The Male Gaze is smashing the patriarchy with the power of rock

Photos by JP Talapian

What do you get when you put designer Mich Dulce (formerly from Death by Tampon and Us-2 Evil-0), filmmaker/writer Mariah Reodica (The Buildings, Brain Twins), guitarist Ymi Castel (Flying Ipis), and drummer Ristalle Bautista (Duster) together in a band? A sonic powerhouse of strong female personalities who kick ass at what they do.

The Male Gaze was formed last year, after Mich and Mariah were introduced by editor Erwin Romulo. “He set us up and he was like ‘If she was a bit older, she would’ve been in your band,’” says Mich. “When we met, we got along. It was magic. Parang Tinder date.”

It took a while before they were able to get Ymi and Ristalle on board, so it was only last December that they started practicing and writing songs together. Everyone brings something to the table in terms or writing, with Ymi and Mariah on guitar, Ristalle on drums, and Mich with vocals.  

From L-R: Ymi Castel (guitar), Mariah Reodica (guitar), Mich Dulce (vocals), Ristalle Bautista (drums)

Last January 25, they made their debut at the Scary January gig at Mow’s Bar in Diliman. We caught them at Matunog Studio beforehand for their rehearsal, and it was as if we jumped right into the action. All the members were decked out in girl scout uniforms sewn by Mich, complete with the whole shebang of white-collared blouses, yellow bows, and patch-adorned sashes (spot our favorites: “Keep your politics out of my uterus” and “My body is not public property”).

Amidst the tangle of wires and props, the band churned out hints of surf, punk, funk — adding in whatever they felt like adding, really. There was coordinated leaning, wild banana shaker-shaking, and screaming into a pink megaphone. One of their songs even sampled one of Duterte’s rape jokes.

It was loud. It was fun. It was… a lot. But it was also pretty amazing, given how, according to Mariah, the essence of The Male Gaze is all about having fun while still making enough noise to “break heteronormativity and sexism through form.”

Because of this, they put less concern on labels, and more emphasis on getting people to wake up, get out of their bubbles, and think about the issues they sing about, including everything from female orgasms to gender roles and perverts. Essentially, songs that make you feel empowered as a woman.

But with The Male Gaze, they only hope to help women find their own forms of feminism in their own ways and to open a more progressive discussion. They want women to know that it’s okay to fight for policy over their own bodies.

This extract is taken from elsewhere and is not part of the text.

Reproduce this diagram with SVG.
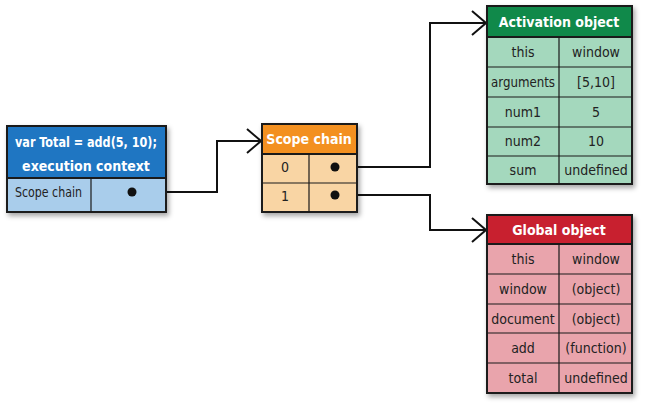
<svg xmlns="http://www.w3.org/2000/svg" width="645" height="407" viewBox="0 0 645 407">
<defs>
<filter id="sh" x="-10%" y="-10%" width="130%" height="130%">
<feDropShadow dx="2" dy="3" stdDeviation="2.5" flood-color="#000" flood-opacity="0.35"/>
</filter>
<marker id="arr" viewBox="0 0 16 26" refX="15" refY="13" markerWidth="16" markerHeight="26" markerUnits="userSpaceOnUse" orient="auto">
<path d="M1,1 L15,13 L1,25" fill="none" stroke="#111" stroke-width="2"/>
</marker>
</defs>
<style>
text{font-family:"DejaVu Sans Condensed","DejaVu Sans","Liberation Sans",sans-serif;font-stretch:condensed;}
.h{fill:#fff;font-weight:bold;font-size:14px;text-anchor:middle;}
.t{fill:#222;font-size:14px;text-anchor:middle;}
.b{stroke:#1a1a1a;stroke-width:2;}
.g{stroke:#1a1a1a;stroke-width:1.2;fill:none;}
.c{fill:none;stroke:#111;stroke-width:2;}
</style>
<g id="connectors">
<path class="c" d="M132,192 H217 V141 H261" marker-end="url(#arr)"/>
<path class="c" d="M335,167 H430 V23 H486" marker-end="url(#arr)"/>
<path class="c" d="M335,195 H430 V230 H486" marker-end="url(#arr)"/>
</g>
<g id="exec-context">
<rect x="7" y="126" width="159" height="86" fill="#a9cdeb" class="b" filter="url(#sh)"/>
<rect x="7" y="126" width="159" height="52" fill="#1f76c2" class="b"/>
<line class="g" x1="91" y1="178" x2="91" y2="212"/>
<text class="h" x="86" y="147" textLength="142" lengthAdjust="spacingAndGlyphs">var Total = add(5, 10);</text>
<text class="h" x="86" y="171">execution context</text>
<text class="t" x="15" y="197" style="text-anchor:start" textLength="67" lengthAdjust="spacingAndGlyphs">Scope chain</text>
<circle cx="132" cy="192" r="4.5" fill="#111"/>
</g>
<g id="scope-chain">
<rect x="262" y="124" width="95" height="88" fill="#f9d5a4" class="b" filter="url(#sh)"/>
<rect x="262" y="124" width="95" height="30" fill="#f39020" class="b"/>
<line class="g" x1="262" y1="183" x2="357" y2="183"/>
<line class="g" x1="309" y1="154" x2="309" y2="212"/>
<text class="h" x="309" y="144">Scope chain</text>
<text class="t" x="285" y="172">0</text>
<text class="t" x="285" y="201">1</text>
<circle cx="335" cy="167" r="4.5" fill="#111"/>
<circle cx="335" cy="195" r="4.5" fill="#111"/>
</g>
<g id="activation-object">
<rect x="487" y="6" width="145" height="178" fill="#a4d8bd" class="b" filter="url(#sh)"/>
<rect x="487" y="6" width="145" height="31" fill="#10894a" class="b"/>
<path class="g" d="M487,67 H632 M487,97 H632 M487,127 H632 M487,156 H632 M559,37 V184"/>
<text class="h" x="559" y="27">Activation object</text>
<text class="t" x="523" y="57">this</text><text class="t" x="596" y="57">window</text>
<text class="t" x="523" y="87" textLength="64" lengthAdjust="spacingAndGlyphs">arguments</text><text class="t" x="596" y="87">[5,10]</text>
<text class="t" x="523" y="117">num1</text><text class="t" x="596" y="117">5</text>
<text class="t" x="523" y="146">num2</text><text class="t" x="596" y="146">10</text>
<text class="t" x="523" y="175">sum</text><text class="t" x="596" y="175">undefined</text>
</g>
<g id="global-object">
<rect x="487" y="215" width="145" height="178" fill="#e9a4ac" class="b" filter="url(#sh)"/>
<rect x="487" y="215" width="145" height="29" fill="#c8202f" class="b"/>
<path class="g" d="M487,274 H632 M487,304 H632 M487,333 H632 M487,363 H632 M559,244 V393"/>
<text class="h" x="559" y="235">Global object</text>
<text class="t" x="523" y="264">this</text><text class="t" x="596" y="264">window</text>
<text class="t" x="523" y="294">window</text><text class="t" x="596" y="294">(object)</text>
<text class="t" x="523" y="324">document</text><text class="t" x="596" y="324">(object)</text>
<text class="t" x="523" y="353">add</text><text class="t" x="596" y="353">(function)</text>
<text class="t" x="523" y="383">total</text><text class="t" x="596" y="383">undefined</text>
</g>
</svg>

I think we’ve all kind been making music too long to make pa-cool,” says Mich. “We’re not in there to be like ‘let’s stick to this style.’ For example, I’ll be like, ‘let’s clap.’ […] Everyone just gives in if someone has a stupid request.”

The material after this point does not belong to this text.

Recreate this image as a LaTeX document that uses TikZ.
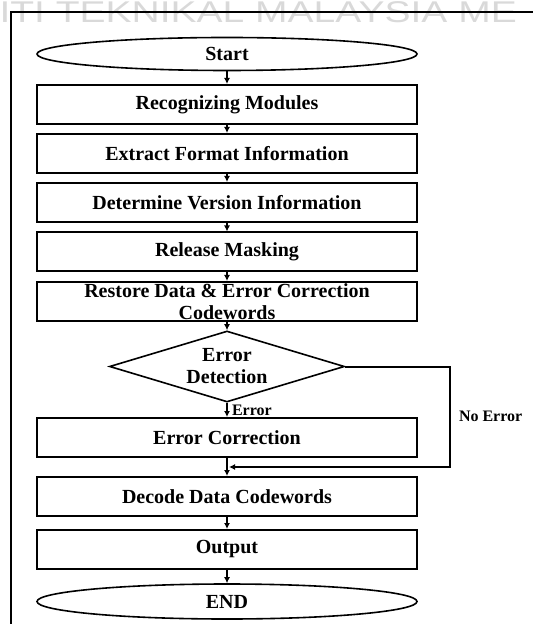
\documentclass[tikz,border=0pt]{standalone}
\usepackage{fontspec}
\setmainfont{Liberation Serif}
\newfontfamily\wmfont{Liberation Sans}
\usetikzlibrary{shapes.geometric,arrows.meta}
\tikzset{
  procbox/.style={draw, line width=1pt, rectangle, minimum width=190pt, minimum height=19.5pt,
    inner sep=0pt, font=\bfseries\fontsize{10}{11}\selectfont, align=center},
  termbox/.style={draw, line width=0.8pt, ellipse, minimum width=190pt, minimum height=16.5pt,
    inner sep=0pt, font=\bfseries\fontsize{10}{11}\selectfont},
  decbox/.style={draw, line width=0.8pt, diamond, aspect=3.3, minimum width=117.5pt, minimum height=35.5pt,
    inner sep=0pt, font=\bfseries\fontsize{10}{11}\selectfont, align=center},
  arr/.style={line width=1pt, -{Latex[length=3pt,width=3pt]}},
  lbl/.style={font=\bfseries\fontsize{8}{9}\selectfont, inner sep=0pt}
}
\begin{document}
\begin{tikzpicture}[x=0.5pt,y=-0.5pt]
\useasboundingbox (0,0) rectangle (533,624);
\clip (0,0) rectangle (533,624);
% watermark and frame
\node (wm) [anchor=west, inner sep=0pt, xscale=1.3, text=gray!30, font=\wmfont\fontsize{15}{16}\selectfont] at (-1,12) {ITI TEKNIKAL MALAYSIA ME};
\draw [line width=1pt] (11,624) -- (11,12) -- (540,12);
% steps
\node (start) [termbox] at (227,54) {Start};
\node (recog) [procbox] at (227,104.5) {Recognizing Modules};
\node (fmt) [procbox] at (227,153.5) {Extract Format Information};
\node (ver) [procbox] at (227,202.5) {Determine Version Information};
\node (mask) [procbox] at (227,252) {Release Masking};
\node (restore) [procbox] at (227,301.5) {Restore Data \& Error Correction\\Codewords};
\node (detect) [decbox] at (227,366.5) {Error\\Detection};
\node (corr) [procbox] at (227,437.5) {Error Correction};
\node (dec) [procbox] at (227,496.5) {Decode Data Codewords};
\node (out) [procbox] at (227,549.5) {Output};
\node (end) [termbox, minimum height=17.5pt] at (227,601.5) {END};
\coordinate (join) at (227,467);
\coordinate (loop) at (450,467);
% connectors
\draw [arr] (start) -- (recog);
\draw [arr] (recog) -- (fmt);
\draw [arr] (fmt) -- (ver);
\draw [arr] (ver) -- (mask);
\draw [arr] (mask) -- (restore);
\draw [arr] (restore) -- (detect);
\draw [arr] (detect) -- node [lbl, right=2pt] {Error} (corr);
\draw [arr] (corr) -- (dec);
\draw [arr] (detect.east) -| node [lbl, pos=0.75, right=4pt] {No Error} (loop) -- ([xshift=1pt]join);
\draw [arr] (dec) -- (out);
\draw [arr] (out) -- (end);
\end{tikzpicture}
\end{document}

The result is riot grrrl with the packaging of twee, but not in the deliberate sense. Mariah stresses that everything came together organically, thanks to their different band backgrounds and similar advocacies.  

And this works, given that they are aware of how feminism can be co-opted. But with The Male Gaze, they only hope to help women find their own forms of feminism in their own ways and to open a more progressive discussion. They want women to know that it’s okay to fight for policy over their own bodies.

 Case in point: When asked to describe their sound, they go through a number of options (“Dapat sobrang pretentious,” says Mich, laughing. “Yung parang ‘experimental feminist sentimental’…”) They almost settle on “Estrogen Rock,” but decide that it doesn’t consider women who don’t have high estrogen levels, so they junk it.

Grrrl Gang: The Male Gaze put less concern on labels, and more emphasis on getting people to wake up, get out of their bubbles, and think about the issues they sing about.

When the subject of female musicians in the local music scene comes up, the band is quick to debunk the suggestion that there aren’t many. “I’ve been going to gigs since I was 16 — and this doesn’t apply everywhere — but that’s where I saw that there are so many people doing their thing and not giving a fuck. Women whose energy makes you feel empowered because you see that there’s this space where you can do these things.”

“I think representation is important,” says Mariah. Citing LGBT documentary The Celluloid Closet as an example, she stresses that “it’s also important for women to see themselves represented onstage.” It is for that reason that they hope that The Male Gaze increases the visibility of female musicians locally.

Once the practice is over, they pack up and put the finishing touches on their uniforms, adding button pins and discussing their plans. Mich ends the interview with these parting words. “This is just one message. There are different ways to get a message across. There’s not just one way. I hope that people don’t discredit that. There are other ways. There’s art, there’s film, there’s music. For me, it would be great if other female (or male) musicians were like, “let’s write songs that are political”.  

This is The Male Gaze, and we’re glad we had a peek at how they plan to shake things up.